Displacement Overall Length Beam
31,250 tons 674 feet 94 feet
Speed Belt Armor Main Guns
23.5 knots 12 inches 12 × 14″
cpc_BB_BG_TF_CHER.xml

Laid down on May 10, 1915, launched on November 12, 1916 and commissioned on December 15 1917, Ise carried a main armament of twelve 14 inch main guns mounted two per turret; two centerline superfiring forward, two centerline superfiring aft and two centerline superfiring amidships that could fire to both sides. These guns were superior to the 14 inch guns installed in the earlier Kongo and Fuso classes and the superfiring arrangement of the amidships turrets allowed for superior internal arrangements and protection compared to the earlier and otherwise very similar Fuso class. The Ise was half of the two ship Hyuga battleship class. The class was propelled by coal-fired turbine engines that had oil-fired supplementary burners. The name “Ise” refers to the location of a shrine to an ancestor of the Japanese emperor.

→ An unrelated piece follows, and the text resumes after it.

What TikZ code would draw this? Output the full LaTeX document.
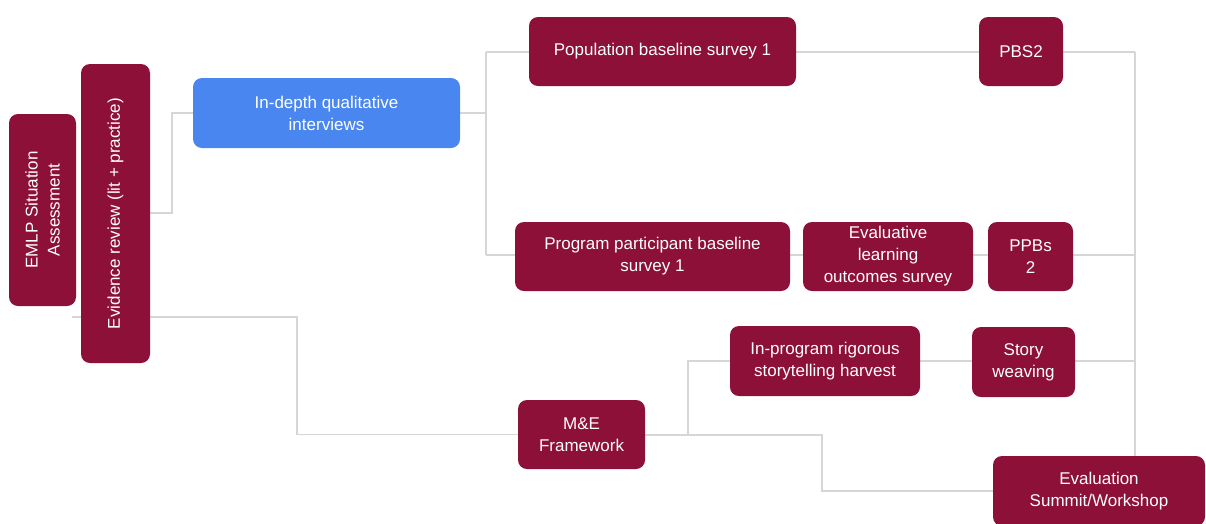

Ise went into the yards three times between 1929 and 1937 for modernization which, among other changes made her turbines all oil-burners, added torpedo bulges and increased her speed slightly to 25 knots. During the early stages of World War II, Ise sortied a number of times, notably for the Battle of Midway, but avoided real combat. Because they were too slow to accompany the fast carriers and, like the similar Fuso class, the Hyuga class battleships were denied an offensive mission of even shore bombardment and held back as a “fleet in being,” they were of little practical use–the wrong ships in the wrong war. In response to Japan’s heavy 1942 losses in aircraft carriers (one at the Battle of the Coral Sea, four at the Battle of Midway and one at the Battle of the Eastern Solomons), from September 1942 through September 1943, she and her sister Hyuga were converted into “hermaphrodite” battleships by replacing their two aft turrets with a short flight deck, a hanger under it with room for 22 dive bombers or seaplanes, an elevator, two catapults and radar sets. Born of desperation, this conversion proved to be an incredibly stupid idea and, after all that work, no aircraft were ever assigned to either ship. Ise was damaged by bombs during the Battle of Leyte Gulf, bombed again in Kure Harbor on March 19, 1945 and finally sunk, along with her sister ship Hyuga, in shallow water at Kure by aircraft from the American aircraft carrier Lexington on July 28, 1945. After salvage, she was sold for scrap in 1946.